(Plotting code records)
+---+
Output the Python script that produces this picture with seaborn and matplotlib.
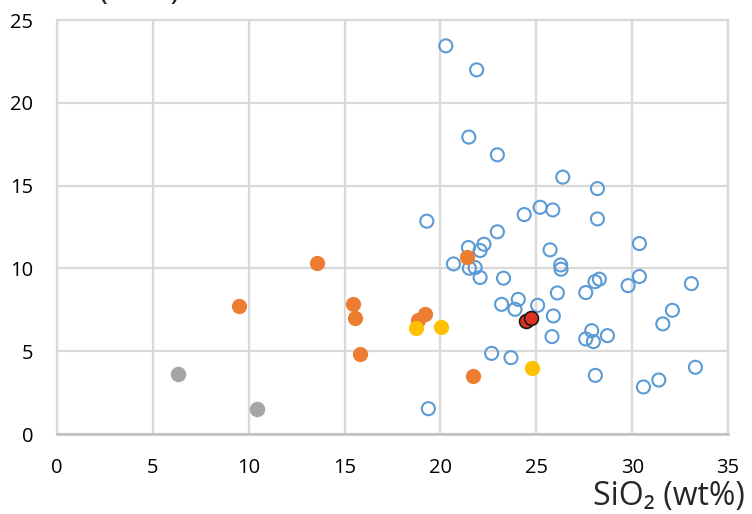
import matplotlib
matplotlib.use("Agg")
import matplotlib.pyplot as plt
import seaborn as sns

# SiO2 / CaO compositions (wt%) for each sample group
blue_sio2 = [20.28, 21.89, 21.48, 22.97, 26.38, 28.19, 19.29, 24.37, 25.20, 25.86,
             28.19, 22.97, 30.38, 21.46, 22.27, 22.07, 25.72, 20.68, 21.51, 21.81,
             26.27, 26.29, 22.07, 23.29, 30.38, 28.29, 28.06, 29.79, 33.09, 26.10,
             27.58, 23.19, 24.06, 23.89, 25.07, 25.89, 32.10, 31.60, 27.89, 25.82,
             27.58, 27.98, 28.71, 22.67, 23.68, 33.30, 28.08, 31.39, 30.59, 19.37]
blue_cao = [23.44, 21.99, 17.93, 16.86, 15.51, 14.82, 12.85, 13.25, 13.69, 13.53,
            12.99, 12.21, 11.50, 11.26, 11.46, 11.08, 11.12, 10.27, 10.01, 10.05,
            10.21, 9.95, 9.45, 9.41, 9.51, 9.35, 9.20, 8.96, 9.08, 8.52,
            8.54, 7.83, 8.13, 7.53, 7.77, 7.13, 7.47, 6.65, 6.24, 5.88,
            5.74, 5.58, 5.94, 4.87, 4.61, 4.03, 3.54, 3.26, 2.84, 1.53]

orange_sio2 = [13.58, 9.51, 15.42, 15.53, 15.81, 18.81, 19.20, 21.37, 21.72]
orange_cao = [10.31, 7.75, 7.87, 7.01, 4.83, 6.89, 7.25, 10.67, 3.50]

yellow_sio2 = [18.71, 20.05, 24.76]
yellow_cao = [6.38, 6.45, 3.97]

gray_sio2 = [6.30, 10.42]
gray_cao = [3.63, 1.49]

red_sio2 = [24.47, 24.71]
red_cao = [6.85, 6.99]

x_ticks = [0, 5, 10, 15, 20, 25, 30, 35]
y_ticks = [0, 5, 10, 15, 20, 25]

sns.set_style("white")
plt.rcParams["font.family"] = ["Open Sans", "DejaVu Sans"]

fig = plt.figure(figsize=(7.52, 5.14), dpi=100)
ax = fig.add_axes([57 / 752, 1 - 434 / 514, (728 - 57) / 752, (434 - 20) / 514])

grid_col = "#D9D9D9"

sns.scatterplot(x=blue_sio2, y=blue_cao, ax=ax, s=88, facecolor="none",
                edgecolor="#5B9BD5", linewidth=1.5, zorder=3)
sns.scatterplot(x=gray_sio2, y=gray_cao, ax=ax, s=125, color="#A5A5A5",
                linewidth=0, zorder=4)
sns.scatterplot(x=orange_sio2, y=orange_cao, ax=ax, s=120, color="#ED7D31",
                linewidth=0, zorder=5)
sns.scatterplot(x=yellow_sio2, y=yellow_cao, ax=ax, s=120, color="#FFC000",
                linewidth=0, zorder=6)
sns.scatterplot(x=red_sio2, y=red_cao, ax=ax, s=100, color="#E0301E",
                edgecolor="#1a1a1a", linewidth=1.2, zorder=7)

ax.set_xlim(0, 35)
ax.set_ylim(0, 25)
ax.set_xticks(x_ticks)
ax.set_yticks(y_ticks)
ax.set_xticklabels([str(v) for v in x_ticks])
ax.set_yticklabels([str(v) for v in y_ticks])
ax.tick_params(axis="both", length=0, labelsize=14.5, colors="#000000")
ax.tick_params(axis="x", pad=17)
ax.tick_params(axis="y", pad=17)

ax.grid(True, color=grid_col, linewidth=1.6, zorder=0)
ax.set_axisbelow(True)
for side in ["left", "right", "top"]:
    ax.spines[side].set_color(grid_col)
    ax.spines[side].set_linewidth(1.6)
ax.spines["bottom"].set_color("#BFBFBF")
ax.spines["bottom"].set_linewidth(1.8)

ax.set_xlabel("")
ax.set_ylabel("")

fig.text(745 / 752, 1 - 505 / 514, "SiO\u2082 (wt%)", ha="right", va="baseline",
         fontsize=23, family=["Open Sans", "DejaVu Sans"])
fig.text(180 / 752, 1 + 0.5 / 514, "CaO (wt%)", ha="right", va="baseline",
         fontsize=23, family=["Open Sans", "DejaVu Sans"])

fig.savefig("out.png", dpi=100)
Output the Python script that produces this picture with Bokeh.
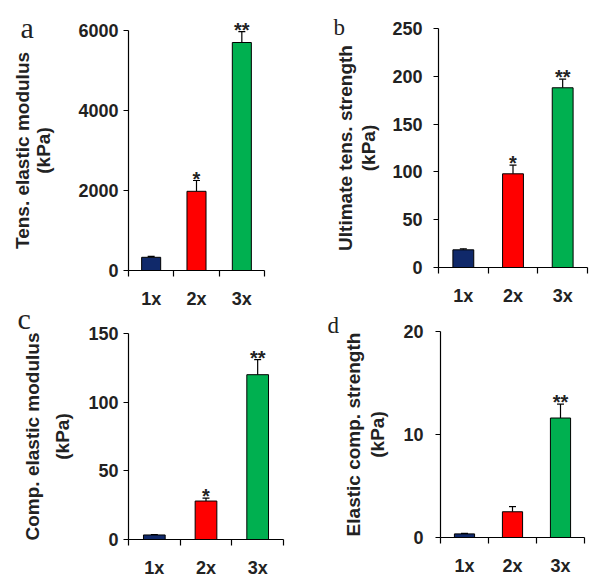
from bokeh.plotting import figure
from bokeh.models import (ColumnDataSource, Range1d, FixedTicker, Whisker, TeeHead, Label,
                          LinearAxis)
from bokeh.core.properties import value
from bokeh.embed import file_html
from bokeh.resources import INLINE

# ---------------- data ----------------
groups = ["1x", "2x", "3x"]
bar_colors = ["#10296a", "#ff0000", "#00b050"]

tens_modulus = [330, 1980, 5700]
tens_modulus_err = [25, 270, 270]
tens_modulus_sig = ["", "*", "**"]
tens_modulus_ticks = [0, 2000, 4000, 6000]

ult_strength = [18.5, 98, 188]
ult_strength_err = [1.0, 9, 9]
ult_strength_sig = ["", "*", "**"]
ult_strength_ticks = [0, 50, 100, 150, 200, 250]

comp_modulus = [3.3, 28, 120]
comp_modulus_err = [0.3, 2.2, 11]
comp_modulus_sig = ["", "*", "**"]
comp_modulus_ticks = [0, 50, 100, 150]

comp_strength = [0.35, 2.5, 11.6]
comp_strength_err = [0.05, 0.5, 1.35]
comp_strength_sig = ["", "", "**"]
comp_strength_ticks = [0, 10, 20]

FONT = "Liberation Sans"
SERIF = "Liberation Serif"
W, H = 593, 578

# one canvas; main ranges are pixel coordinates (y down) used for panel letters
p = figure(width=W, height=H, output_backend="svg", toolbar_location=None,
           x_range=Range1d(0, W), y_range=Range1d(H, 0),
           x_axis_type=None, y_axis_type=None,
           min_border_left=0, min_border_right=0, min_border_top=0, min_border_bottom=0)
p.outline_line_color = None
p.background_fill_color = "white"
p.border_fill_color = "white"


def panel(name, vals, errs, sig, ticks, ylabel, box, tick_standoff, label_standoff, label_lh):
    """box = (x of value-axis, x of last boundary tick, y of zero, y of top tick) in canvas px"""
    ax0, ax1, y0, ytop = box
    n = len(groups)
    ppu = (ax1 - ax0) / n
    ppv = (y0 - ytop) / ticks[-1]
    p.extra_x_ranges[name] = Range1d(-ax0 / ppu, (W - ax0) / ppu)
    p.extra_y_ranges[name] = Range1d(-(H - y0) / ppv, y0 / ppv)
    rn = dict(x_range_name=name, y_range_name=name)

    xs = [i + 0.5 for i in range(n)]
    src = ColumnDataSource(dict(
        x=xs, top=vals, upper=[v + e for v, e in zip(vals, errs)],
        color=bar_colors, sig=sig))
    p.vbar(x="x", top="top", width=0.42, fill_color="color", line_color="black",
           line_width=1, source=src, **rn)
    p.add_layout(Whisker(source=src, base="x", lower="top", upper="upper", dimension="height",
                         line_color="black", line_width=1.2,
                         upper_head=TeeHead(size=7, line_color="black", line_width=1.2),
                         lower_head=None, **rn))
    p.text(x="x", y="upper", text="sig", source=src, text_align="center",
           text_baseline="alphabetic", y_offset=-2, text_font=value(FONT),
           text_font_style="bold", text_font_size="20px", text_color="#222222", **rn)

    # x axis: labels at bar centres, tick marks at group boundaries
    xa = LinearAxis(fixed_location=0, bounds=(0, n),
                    ticker=FixedTicker(ticks=xs, minor_ticks=list(range(n + 1))),
                    major_label_overrides={x: g for x, g in zip(xs, groups)}, **rn)
    xa.major_tick_out = 0
    xa.major_tick_in = 0
    xa.minor_tick_out = 6
    xa.minor_tick_in = 0
    xa.minor_tick_line_color = "black"
    xa.minor_tick_line_width = 1.2
    xa.axis_line_color = "black"
    xa.axis_line_width = 1.2
    xa.major_label_standoff = 12
    xa.major_label_text_font = FONT
    xa.major_label_text_font_style = "bold"
    xa.major_label_text_font_size = "18px"
    xa.major_label_text_color = "#222222"
    p.add_layout(xa, "below")

    ya = LinearAxis(fixed_location=0, bounds=(0, ticks[-1]),
                    ticker=FixedTicker(ticks=ticks, minor_ticks=[]), **rn)
    ya.major_tick_out = 5
    ya.major_tick_in = 0
    ya.major_tick_line_color = "black"
    ya.major_tick_line_width = 1.2
    ya.axis_line_color = "black"
    ya.axis_line_width = 1.2
    ya.major_label_standoff = tick_standoff
    ya.major_label_text_font = FONT
    ya.major_label_text_font_style = "bold"
    ya.major_label_text_font_size = "18px"
    ya.major_label_text_color = "#222222"
    ya.axis_label = ylabel
    ya.axis_label_text_font = FONT
    ya.axis_label_text_font_style = "bold"
    ya.axis_label_text_font_size = "19px"
    ya.axis_label_text_color = "#222222"
    ya.axis_label_text_line_height = label_lh
    ya.axis_label_standoff = label_standoff
    p.add_layout(ya, "left")


panel("a", tens_modulus, tens_modulus_err, tens_modulus_sig, tens_modulus_ticks,
      "Tens. elastic modulus\n(kPa)", (128, 264, 270, 30), 5, 21, 1.0)
panel("b", ult_strength, ult_strength_err, ult_strength_sig, ult_strength_ticks,
      "Ultimate tens. strength\n(kPa)", (438, 587, 267, 28), 11, 10, 1.1)
panel("c", comp_modulus, comp_modulus_err, comp_modulus_sig, comp_modulus_ticks,
      "Comp. elastic modulus\n(kPa)", (128, 283, 539, 333), 5, 12, 1.45)
panel("d", comp_strength, comp_strength_err, comp_strength_sig, comp_strength_ticks,
      "Elastic comp. strength\n(kPa)", (440, 584, 537, 331), 12, 12, 1.15)

# panel letters (serif), positioned in canvas pixels
for letter, lx, ly, size in [("a", 20, 27, "30px"), ("b", 333, 27, "23px"),
                             ("c", 17, 318, "30px"), ("d", 327, 325, "23px")]:
    p.add_layout(Label(x=lx, y=ly, text=letter, text_font=SERIF, text_font_size=size,
                       text_color="#222222", text_baseline="alphabetic"))

open("out.html", "w").write(file_html(p, INLINE))
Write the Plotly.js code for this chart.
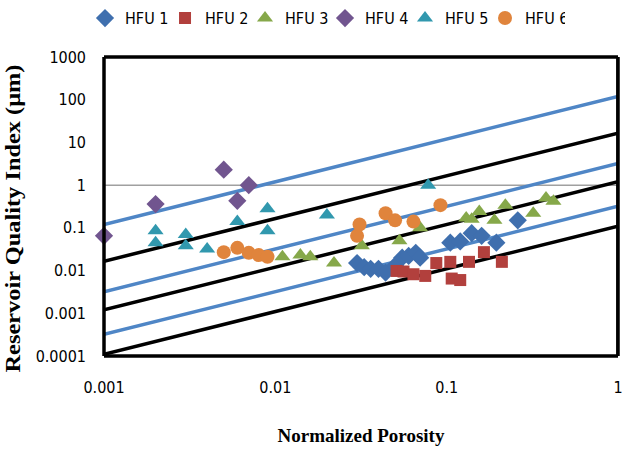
<!DOCTYPE html>
<html>
<head>
<meta charset="utf-8">
<script src="https://cdn.plot.ly/plotly-3.0.1.min.js"></script>
<style>
  html, body { margin: 0; padding: 0; background: #fff; overflow: hidden; }
  #chart { width: 623px; height: 450px; }
</style>
</head>
<body>
<div id="chart"></div>
<script>
// Hydraulic flow units: normalized porosity vs reservoir quality index
const hfu1X = [0.030, 0.033, 0.036, 0.040, 0.044, 0.050, 0.055, 0.060, 0.066, 0.070, 0.105, 0.120, 0.140, 0.160, 0.195, 0.260];
const hfu1Y = [0.015, 0.012, 0.011, 0.011, 0.009, 0.013, 0.020, 0.022, 0.026, 0.020, 0.045, 0.048, 0.075, 0.065, 0.045, 0.150];

const hfu2X = [0.051, 0.056, 0.064, 0.075, 0.087, 0.105, 0.107, 0.120, 0.135, 0.165, 0.210];
const hfu2Y = [0.0098, 0.0095, 0.0082, 0.0075, 0.015, 0.016, 0.0065, 0.006, 0.016, 0.027, 0.016];

const hfu3X = [0.011, 0.014, 0.016, 0.022, 0.032, 0.053, 0.070, 0.130, 0.140, 0.155, 0.190, 0.220, 0.320, 0.380, 0.420];
const hfu3Y = [0.021, 0.023, 0.021, 0.015, 0.038, 0.050, 0.100, 0.170, 0.160, 0.240, 0.150, 0.340, 0.220, 0.500, 0.420];

const hfu4X = [0.001, 0.002, 0.005, 0.006, 0.007];
const hfu4Y = [0.065, 0.36, 2.3, 0.43, 1.0];

const hfu5X = [0.002, 0.002, 0.003, 0.003, 0.004, 0.006, 0.009, 0.009, 0.020, 0.078];
const hfu5Y = [0.085, 0.045, 0.070, 0.038, 0.032, 0.140, 0.280, 0.085, 0.200, 1.000];

const hfu6X = [0.005, 0.006, 0.007, 0.008, 0.009, 0.030, 0.031, 0.044, 0.050, 0.064, 0.092];
const hfu6Y = [0.027, 0.034, 0.026, 0.023, 0.021, 0.065, 0.120, 0.220, 0.150, 0.140, 0.340];

// Flow-zone lines: RQI at the two ends of the porosity range
const lineX = [0.001, 1];
const blueLines = [[0.12, 120], [0.0032, 3.2], [0.00032, 0.32]];
const blackLines = [[0.0165, 16.5], [0.0012, 1.2], [0.00011, 0.11]];

const refLevel = 1;   // horizontal reference at RQI = 1

const xTicks = [0.001, 0.01, 0.1, 1];
const xTickText = ['0.001', '0.01', '0.1', '1'];
const yTicks = [0.0001, 0.001, 0.01, 0.1, 1, 10, 100, 1000];
const yTickText = ['0.0001', '0.001', '0.01', '0.1', '1', '10', '100', '1000'];

const xMax = xTicks[xTicks.length - 1];
const yMin = yTicks[0], yMax = yTicks[yTicks.length - 1];

const traces = [];

blueLines.forEach(v => traces.push({
  x: lineX, y: v, mode: 'lines', showlegend: false, hoverinfo: 'skip',
  line: { color: '#4F86C6', width: 3.5 }
}));
blackLines.forEach(v => traces.push({
  x: lineX, y: v, mode: 'lines', showlegend: false, hoverinfo: 'skip',
  line: { color: '#000000', width: 3.5 }
}));

// right edge of the plot frame
traces.push({
  x: [xMax, xMax], y: [yMin, yMax], mode: 'lines', showlegend: false, hoverinfo: 'skip',
  cliponaxis: false, line: { color: '#000000', width: 3.5 }
});

const series = [
  { name: 'HFU 1', x: hfu1X, y: hfu1Y, symbol: 'diamond', color: '#3F6FAE', size: 14 },
  { name: 'HFU 2', x: hfu2X, y: hfu2Y, symbol: 'square', color: '#B2403D', size: 12 },
  { name: 'HFU 3', x: hfu3X, y: hfu3Y, symbol: 'triangle-up', color: '#86A84A', size: 14 },
  { name: 'HFU 4', x: hfu4X, y: hfu4Y, symbol: 'diamond', color: '#71558F', size: 14 },
  { name: 'HFU 5', x: hfu5X, y: hfu5Y, symbol: 'triangle-up', color: '#3198AE', size: 14 },
  { name: 'HFU 6', x: hfu6X, y: hfu6Y, symbol: 'circle', color: '#E0843C', size: 14 }
];

series.forEach(s => traces.push({
  x: s.x, y: s.y, name: s.name, mode: 'markers', type: 'scatter', cliponaxis: false,
  marker: { symbol: s.symbol, color: s.color, size: s.size, line: { width: 0 } }
}));

const tickFont = { family: 'DejaVu Sans Condensed, DejaVu Sans, sans-serif', size: 16, color: '#000' };
const titleFontFamily = 'Liberation Serif, Times New Roman, serif';

// plot frame: heavy edges
const frame = { color: '#000', width: 3.5 };
const edge = (x0, y0, x1, y1) => ({ type: 'line', xref: 'paper', yref: 'paper',
  x0, y0, x1, y1, line: frame, layer: 'above' });

const layout = {
  width: 623, height: 450,
  margin: { l: 104, r: 5, t: 57, b: 94, autoexpand: false },
  paper_bgcolor: '#ffffff', plot_bgcolor: 'rgba(0,0,0,0)',
  font: tickFont,
  showlegend: true,
  legend: {
    orientation: 'h', x: 0.43, xanchor: 'center', y: 1.13, yanchor: 'middle',
    font: tickFont, itemwidth: 30, entrywidth: 35, entrywidthmode: 'pixels',
    bgcolor: 'rgba(0,0,0,0)'
  },
  xaxis: {
    type: 'log', range: [-3, 0],
    tickmode: 'array', tickvals: xTicks, ticktext: xTickText, tickfont: tickFont,
    ticklabeloverflow: 'allow',
    showgrid: false, zeroline: false, ticks: '', showline: false,
    ticklabelstandoff: 20,
    title: { text: 'Normalized Porosity', standoff: 32,
      font: { family: titleFontFamily, size: 19, weight: 'bold', color: '#000' } }
  },
  yaxis: {
    type: 'log', range: [-4, 3],
    tickmode: 'array', tickvals: yTicks, ticktext: yTickText, tickfont: tickFont,
    showgrid: false, zeroline: false, ticks: '', showline: false,
    ticklabelstandoff: 17,
    title: { text: 'Reservoir Quality Index (μm)', standoff: 9,
      font: { family: titleFontFamily, size: 21, weight: 'bold', color: '#000' } }
  },
  shapes: [
    { type: 'line', xref: 'paper', yref: 'y', x0: 0, x1: 1, y0: refLevel, y1: refLevel,
      line: { color: '#A0A0A0', width: 1.5 }, layer: 'below' },
    edge(0, 0, 1, 0),
    edge(0, 1, 1, 1),
    edge(0, 0, 0, 1),
    edge(1, 0, 1, 1)
  ]
};

Plotly.newPlot('chart', traces, layout, { staticPlot: true, displayModeBar: false }).then(gd => {
  // the axis title is set in a tall, stretched face: widen it along its baseline
  const yt = gd.querySelector('.ytitle');
  if (yt) {
    yt.setAttribute('textLength', '308');
    yt.setAttribute('lengthAdjust', 'spacingAndGlyphs');
    const tr = yt.getAttribute('transform') || '';
    yt.setAttribute('transform', 'translate(0,12) ' + tr);
  }
});
</script>
</body>
</html>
+---+
PROBLEM DETAILS: From the first line of the listing above, repeat every line through the one holding "red_cao = [6.85, 6.99]". Both ends count, and pictures stay out.

EXPECTED ANSWER:
Output the Python script that produces this picture with seaborn and matplotlib.
import matplotlib
matplotlib.use("Agg")
import matplotlib.pyplot as plt
import seaborn as sns

# SiO2 / CaO compositions (wt%) for each sample group
blue_sio2 = [20.28, 21.89, 21.48, 22.97, 26.38, 28.19, 19.29, 24.37, 25.20, 25.86,
             28.19, 22.97, 30.38, 21.46, 22.27, 22.07, 25.72, 20.68, 21.51, 21.81,
             26.27, 26.29, 22.07, 23.29, 30.38, 28.29, 28.06, 29.79, 33.09, 26.10,
             27.58, 23.19, 24.06, 23.89, 25.07, 25.89, 32.10, 31.60, 27.89, 25.82,
             27.58, 27.98, 28.71, 22.67, 23.68, 33.30, 28.08, 31.39, 30.59, 19.37]
blue_cao = [23.44, 21.99, 17.93, 16.86, 15.51, 14.82, 12.85, 13.25, 13.69, 13.53,
            12.99, 12.21, 11.50, 11.26, 11.46, 11.08, 11.12, 10.27, 10.01, 10.05,
            10.21, 9.95, 9.45, 9.41, 9.51, 9.35, 9.20, 8.96, 9.08, 8.52,
            8.54, 7.83, 8.13, 7.53, 7.77, 7.13, 7.47, 6.65, 6.24, 5.88,
            5.74, 5.58, 5.94, 4.87, 4.61, 4.03, 3.54, 3.26, 2.84, 1.53]

orange_sio2 = [13.58, 9.51, 15.42, 15.53, 15.81, 18.81, 19.20, 21.37, 21.72]
orange_cao = [10.31, 7.75, 7.87, 7.01, 4.83, 6.89, 7.25, 10.67, 3.50]

yellow_sio2 = [18.71, 20.05, 24.76]
yellow_cao = [6.38, 6.45, 3.97]

gray_sio2 = [6.30, 10.42]
gray_cao = [3.63, 1.49]

red_sio2 = [24.47, 24.71]
red_cao = [6.85, 6.99]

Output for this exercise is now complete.